Chapter 1 of Philip L. Culbertson's Caring for God's People: Counseling and Christian Wholeness gives the reader an overview of Family Systems Theory. The author begins by outlining the huge variety of family types which the caregiver may encounter, from traditional nuclear families to gay and lesbian couples to extended families arranged in many different ways. He also points out that "family" means different things in different cultures, even within the Christian tradition. Culbertson says that Family Systems Theory "is designed to address the effects of living in such complex social units" by focusing on the myriad of emotional effects families have on all their members.

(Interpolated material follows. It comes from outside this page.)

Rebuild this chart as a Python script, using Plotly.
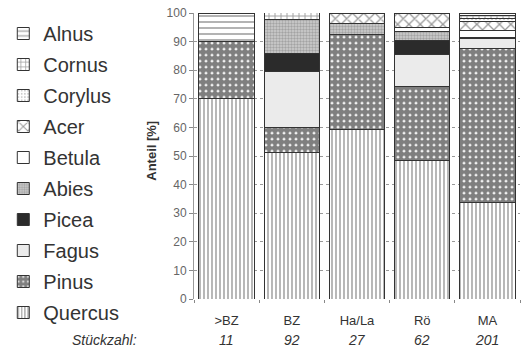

Although there are many different types of family, the author is most concerned with the traditional nuclear family. However, he emphasizes that many of the assumptions made about the nuclear family by the "Christian Right," and by society in general, are wrong. The family is not the basic unit of society (the individual is), and so-called "family values" are not generally agreed upon. The family is primarily to be viewed as an emotional system, though it can also be seen using various metaphors, such as that of a battlefield or the stage of a theater, which may help the caregiver to understand a particular family better. People play particular roles within a family, and some of these are well-known to theorists, including the good child, the clown, the savior, and the lost child. Self-sacrifice is often an important part of the identity of family members, particularly mothers.
Family Systems Theory offers various tools to analyze the ways in which families operate and ascertain what may be going wrong. It can be applied in counseling with individuals, couples, or a whole family. Working with groups is particularly challenging for any caregiver, but Family Systems Theory is a flexible approach which fits many situations, including those in which the group is not a nuclear or even a biological family. Culbertson concludes the following:
Used wisely, Family Systems Theory generates a sense of curiosity and excitement among those involved, causing them to open up so that the pastor may offer new avenues of differentiation, individuation, and Christian wholeness.